Work to complete
Skip the pictures. Set down, word for word, the lines from the start of the material up to and including the line with "Enzyms Pepsin, mUTyr)</div>".

:: Information supplied ::

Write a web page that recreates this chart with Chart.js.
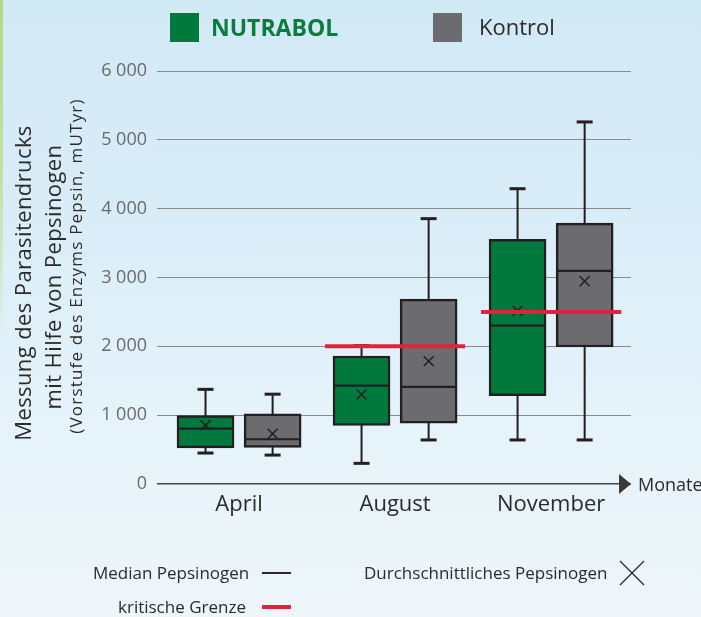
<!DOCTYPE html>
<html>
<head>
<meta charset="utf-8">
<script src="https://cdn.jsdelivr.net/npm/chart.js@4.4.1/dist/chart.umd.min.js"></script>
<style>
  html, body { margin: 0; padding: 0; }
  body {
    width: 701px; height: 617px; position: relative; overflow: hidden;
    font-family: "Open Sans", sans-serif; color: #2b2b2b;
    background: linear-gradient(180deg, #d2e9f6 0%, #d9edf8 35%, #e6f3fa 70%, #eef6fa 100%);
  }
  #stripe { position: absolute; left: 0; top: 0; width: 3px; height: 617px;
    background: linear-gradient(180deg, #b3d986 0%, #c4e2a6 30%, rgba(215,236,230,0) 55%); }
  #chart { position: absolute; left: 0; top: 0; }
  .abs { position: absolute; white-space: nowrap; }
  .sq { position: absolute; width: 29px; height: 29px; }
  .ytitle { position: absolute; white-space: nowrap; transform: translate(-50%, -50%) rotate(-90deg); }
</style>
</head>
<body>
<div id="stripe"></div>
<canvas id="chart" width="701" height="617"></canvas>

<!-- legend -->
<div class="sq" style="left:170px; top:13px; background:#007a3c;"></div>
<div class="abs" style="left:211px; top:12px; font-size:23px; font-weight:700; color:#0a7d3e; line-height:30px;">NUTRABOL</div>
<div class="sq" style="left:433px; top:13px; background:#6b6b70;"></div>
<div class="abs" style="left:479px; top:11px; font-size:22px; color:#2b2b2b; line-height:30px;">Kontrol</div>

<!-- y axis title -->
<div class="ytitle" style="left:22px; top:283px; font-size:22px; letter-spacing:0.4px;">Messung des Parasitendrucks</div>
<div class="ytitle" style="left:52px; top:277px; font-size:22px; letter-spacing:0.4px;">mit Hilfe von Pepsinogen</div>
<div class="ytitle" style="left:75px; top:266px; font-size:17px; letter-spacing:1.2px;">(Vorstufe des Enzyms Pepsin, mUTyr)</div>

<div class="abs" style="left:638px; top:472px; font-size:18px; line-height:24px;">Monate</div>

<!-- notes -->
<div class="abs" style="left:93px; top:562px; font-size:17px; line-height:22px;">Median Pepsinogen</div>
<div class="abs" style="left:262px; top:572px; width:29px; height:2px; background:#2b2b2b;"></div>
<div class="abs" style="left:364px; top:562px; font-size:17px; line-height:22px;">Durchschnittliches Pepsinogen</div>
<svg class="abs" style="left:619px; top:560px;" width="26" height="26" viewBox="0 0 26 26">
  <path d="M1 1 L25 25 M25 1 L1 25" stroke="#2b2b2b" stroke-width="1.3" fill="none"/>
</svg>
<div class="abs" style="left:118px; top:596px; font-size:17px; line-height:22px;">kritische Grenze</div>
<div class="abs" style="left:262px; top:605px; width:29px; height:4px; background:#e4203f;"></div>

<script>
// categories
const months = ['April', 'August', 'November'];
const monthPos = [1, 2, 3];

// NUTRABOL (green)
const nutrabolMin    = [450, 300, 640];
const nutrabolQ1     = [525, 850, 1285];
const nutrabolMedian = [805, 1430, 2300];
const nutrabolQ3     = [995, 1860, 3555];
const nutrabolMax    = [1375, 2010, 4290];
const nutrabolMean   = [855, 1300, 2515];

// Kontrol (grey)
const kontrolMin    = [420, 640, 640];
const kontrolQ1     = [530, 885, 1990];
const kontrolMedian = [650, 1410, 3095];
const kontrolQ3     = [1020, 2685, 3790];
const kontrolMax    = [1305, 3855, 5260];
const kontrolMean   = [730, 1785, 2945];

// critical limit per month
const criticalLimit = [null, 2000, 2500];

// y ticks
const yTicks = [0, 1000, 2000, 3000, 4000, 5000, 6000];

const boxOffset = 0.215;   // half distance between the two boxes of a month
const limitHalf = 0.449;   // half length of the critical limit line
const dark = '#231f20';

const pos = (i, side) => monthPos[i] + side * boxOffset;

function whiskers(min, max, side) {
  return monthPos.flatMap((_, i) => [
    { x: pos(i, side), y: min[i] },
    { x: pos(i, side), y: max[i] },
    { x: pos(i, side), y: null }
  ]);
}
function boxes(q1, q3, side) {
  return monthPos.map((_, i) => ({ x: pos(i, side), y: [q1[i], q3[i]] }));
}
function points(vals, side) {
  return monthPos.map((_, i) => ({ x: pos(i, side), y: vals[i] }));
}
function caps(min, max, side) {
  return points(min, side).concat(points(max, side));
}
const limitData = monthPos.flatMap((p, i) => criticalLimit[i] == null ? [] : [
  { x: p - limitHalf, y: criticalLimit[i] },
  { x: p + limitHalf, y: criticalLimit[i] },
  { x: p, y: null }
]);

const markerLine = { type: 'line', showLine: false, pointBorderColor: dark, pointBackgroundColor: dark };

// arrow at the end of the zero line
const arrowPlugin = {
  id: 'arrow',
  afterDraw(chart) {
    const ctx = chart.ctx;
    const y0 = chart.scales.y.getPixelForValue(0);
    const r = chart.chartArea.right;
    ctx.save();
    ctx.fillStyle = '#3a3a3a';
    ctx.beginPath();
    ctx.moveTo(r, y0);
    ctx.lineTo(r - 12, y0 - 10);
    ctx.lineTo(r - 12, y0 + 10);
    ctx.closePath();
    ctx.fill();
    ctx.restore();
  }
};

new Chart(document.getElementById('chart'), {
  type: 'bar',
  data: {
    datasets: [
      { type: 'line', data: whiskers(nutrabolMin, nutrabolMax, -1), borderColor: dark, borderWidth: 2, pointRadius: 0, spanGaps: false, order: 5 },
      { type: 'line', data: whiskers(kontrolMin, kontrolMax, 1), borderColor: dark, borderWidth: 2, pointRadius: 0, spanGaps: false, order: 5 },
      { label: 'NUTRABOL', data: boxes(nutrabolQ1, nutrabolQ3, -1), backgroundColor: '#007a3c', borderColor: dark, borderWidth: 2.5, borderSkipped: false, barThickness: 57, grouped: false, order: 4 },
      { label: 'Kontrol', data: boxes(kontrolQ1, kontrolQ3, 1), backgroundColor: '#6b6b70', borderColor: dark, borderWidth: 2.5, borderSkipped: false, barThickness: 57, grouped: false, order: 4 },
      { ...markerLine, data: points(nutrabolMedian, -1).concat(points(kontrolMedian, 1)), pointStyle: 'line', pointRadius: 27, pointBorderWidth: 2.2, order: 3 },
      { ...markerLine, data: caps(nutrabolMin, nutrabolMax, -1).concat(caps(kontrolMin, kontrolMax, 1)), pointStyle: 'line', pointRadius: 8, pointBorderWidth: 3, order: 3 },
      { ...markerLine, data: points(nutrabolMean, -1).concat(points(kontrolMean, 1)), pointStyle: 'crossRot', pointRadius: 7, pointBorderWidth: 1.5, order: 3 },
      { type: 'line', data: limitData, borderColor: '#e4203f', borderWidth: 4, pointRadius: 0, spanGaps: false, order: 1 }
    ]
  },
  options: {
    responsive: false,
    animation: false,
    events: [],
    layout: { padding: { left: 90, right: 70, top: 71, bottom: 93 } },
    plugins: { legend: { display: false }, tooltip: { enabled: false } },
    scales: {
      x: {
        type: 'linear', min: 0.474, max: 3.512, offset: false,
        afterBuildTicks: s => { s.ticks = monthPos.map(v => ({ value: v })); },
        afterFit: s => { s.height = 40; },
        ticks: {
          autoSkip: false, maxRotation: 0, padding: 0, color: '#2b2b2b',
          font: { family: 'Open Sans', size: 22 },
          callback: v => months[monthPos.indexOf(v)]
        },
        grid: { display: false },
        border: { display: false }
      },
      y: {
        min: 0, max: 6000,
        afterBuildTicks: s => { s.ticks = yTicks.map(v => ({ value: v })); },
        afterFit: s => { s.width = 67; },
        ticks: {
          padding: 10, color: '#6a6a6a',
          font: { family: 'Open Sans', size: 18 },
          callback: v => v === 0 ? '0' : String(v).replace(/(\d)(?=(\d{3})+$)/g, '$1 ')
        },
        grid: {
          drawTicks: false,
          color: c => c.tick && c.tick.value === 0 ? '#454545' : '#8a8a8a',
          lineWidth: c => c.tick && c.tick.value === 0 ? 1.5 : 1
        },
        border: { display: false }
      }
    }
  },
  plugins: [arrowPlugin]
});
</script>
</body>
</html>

:::

Written response
Write a web page that recreates this chart with Chart.js.
<!DOCTYPE html>
<html>
<head>
<meta charset="utf-8">
<script src="https://cdn.jsdelivr.net/npm/chart.js@4.4.1/dist/chart.umd.min.js"></script>
<style>
  html, body { margin: 0; padding: 0; }
  body {
    width: 701px; height: 617px; position: relative; overflow: hidden;
    font-family: "Open Sans", sans-serif; color: #2b2b2b;
    background: linear-gradient(180deg, #d2e9f6 0%, #d9edf8 35%, #e6f3fa 70%, #eef6fa 100%);
  }
  #stripe { position: absolute; left: 0; top: 0; width: 3px; height: 617px;
    background: linear-gradient(180deg, #b3d986 0%, #c4e2a6 30%, rgba(215,236,230,0) 55%); }
  #chart { position: absolute; left: 0; top: 0; }
  .abs { position: absolute; white-space: nowrap; }
  .sq { position: absolute; width: 29px; height: 29px; }
  .ytitle { position: absolute; white-space: nowrap; transform: translate(-50%, -50%) rotate(-90deg); }
</style>
</head>
<body>
<div id="stripe"></div>
<canvas id="chart" width="701" height="617"></canvas>

<!-- legend -->
<div class="sq" style="left:170px; top:13px; background:#007a3c;"></div>
<div class="abs" style="left:211px; top:12px; font-size:23px; font-weight:700; color:#0a7d3e; line-height:30px;">NUTRABOL</div>
<div class="sq" style="left:433px; top:13px; background:#6b6b70;"></div>
<div class="abs" style="left:479px; top:11px; font-size:22px; color:#2b2b2b; line-height:30px;">Kontrol</div>

<!-- y axis title -->
<div class="ytitle" style="left:22px; top:283px; font-size:22px; letter-spacing:0.4px;">Messung des Parasitendrucks</div>
<div class="ytitle" style="left:52px; top:277px; font-size:22px; letter-spacing:0.4px;">mit Hilfe von Pepsinogen</div>
<div class="ytitle" style="left:75px; top:266px; font-size:17px; letter-spacing:1.2px;">(Vorstufe des Enzyms Pepsin, mUTyr)</div>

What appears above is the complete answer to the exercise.